2 de abril de 2018

Ready Player One de Steven Spielberg: Emocionante pero vacía montaña rusa























Editada en el año 2011 y convertida en uno de los puntos fuertes de ese eterno revival de los años 80 que parece no querer desaparecer, la primera novela de Ernst Cline se convirtió en el libro de moda de una generación nacida entre los años 70 y 80 que, desilusionada por el mundo contemporáneo que le ha tocado vivir, abrazó con inocencia y candidez infantil este retorno a los lugares de confort que la cultura de los 80, en todas sus vertientes, edificó y construyó una edad infantil ya lejana. Tanto novela como adaptación cinematográfica, sitúa la acción en un futuro próximo donde los recursos naturales están ya completamente decimados. En consecuencia, a la humanidad no le queda más remedio que subsistir en un entorno de realidad virtual llamado Oasis, un espejismo dentro del “desierto de lo real”, donde lo que en un principio es un medio de subsistencia acaba convirtiéndose en una adicción donde lo virtual tiene mucho más peso que lo real. 






Tiene lógica que su adaptación a la pantalla grande fuera realizada por Steven Spielberg, creador de algunos de los mejores y más importantes sueños e iconos de esa década “maravillosa” de los años 80, volviendo en este trabajo a aquellos mundos y universos de fantasía que había tenido algo abandonados en los últimos tiempos, convertido en un director más interesado en lo real que en lo virtual. La duda era si Spielberg quería únicamente retrotraerse a una época supuestamente más inocente o introducir un discurso crítico dentro de una novela que aunque tenía un posicionamiento levemente crítico acerca de la nostalgia y las nuevas tecnologías, era en su globalidad un canto a una época que el recuerdo ha situado en un lugar más importante del que le corresponde. 
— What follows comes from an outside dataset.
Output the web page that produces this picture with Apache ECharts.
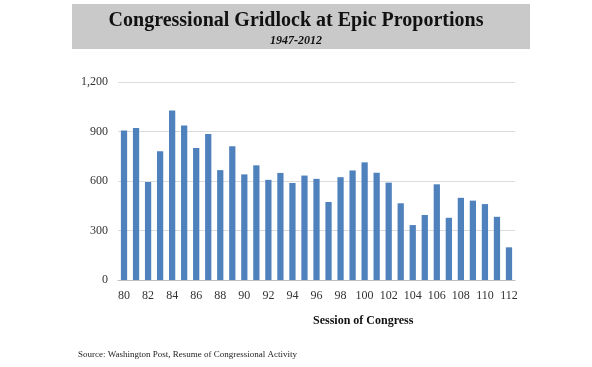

El resultado final es una obra que se disfruta igual que una buena montaña rusa, un frenético viaje sensorial, pero que deja un extraño vacío una vez la proyección y la experiencia ha terminado y el espectador intenta analizar aquello que ha experimentado, más que visionado. El motivo, que aunque Spielberg vuelve a demostrar su habilidad para el cine de entretenimiento, sobre todo en sus dos set pieces más impactantes -la carrera automovilística con ecos del Speed Racer de las hermanas Wachowski y la inmensa y perfectamente narrada batalla final- o su brillante homenaje a su maestro y amigo Stanley Kubrick, el resto del metraje se siente como una oportunidad perdida. Y esto es provocado por los cambios en la novela original, de los que Ernst Cline, junto al guionista Zak Penn es responsable. 






Cierto es que una carrera frenética con invitados estelares de primer orden es más cinematográfico que una aventura gráfica de primera generación que es lo que era el primer tercio de la novela original. Pero el ritmo frenético, los mil y un guiños con sus correspondientes “easter eggs”, los perfectos entornos y criaturas digitales, aportan en contra, un desarrollo excesivamente esquemático de nuestro protagonista y su equipo de héroes digitales a su pesar. A esto sumémosle un discurso que en su exterior es una apología de todos los excesos del cine y la cultura pop de la última década, mientras en su interior bulle una leve crítica auto-consciente acerca de los peligros de esconderse en lo virtual o imaginario, dejando lo real en un segundo plano, dando como resultado una obra que no se define por ninguno de los dos aspectos, convirtiéndola en una visión mejorada del Tron original y su tardía secuela, que intenta ahondar en el concepto de lo “real” y el totalitarismo corporativo de una manera más torpe que la ya mencionada Matrix o el Minority Report del propio Spielberg. 






En resumen, un trabajo disfrutable pero en absoluto excelente, provocado sobre todo por un muy convencional y previsible tercer acto, exacerbado por un Spielberg situado en una zona gris e indefinida, donde no se sabe bien si el autor abraza y aplaude lo digital y lo virtual o intenta a través de sus excesos, entregar una crítica tan opaca y velada sobre el estado actual del cine, la cultura y la sociedad actual, que acaba dando lugar a la confusión y a una posible mala interpretación.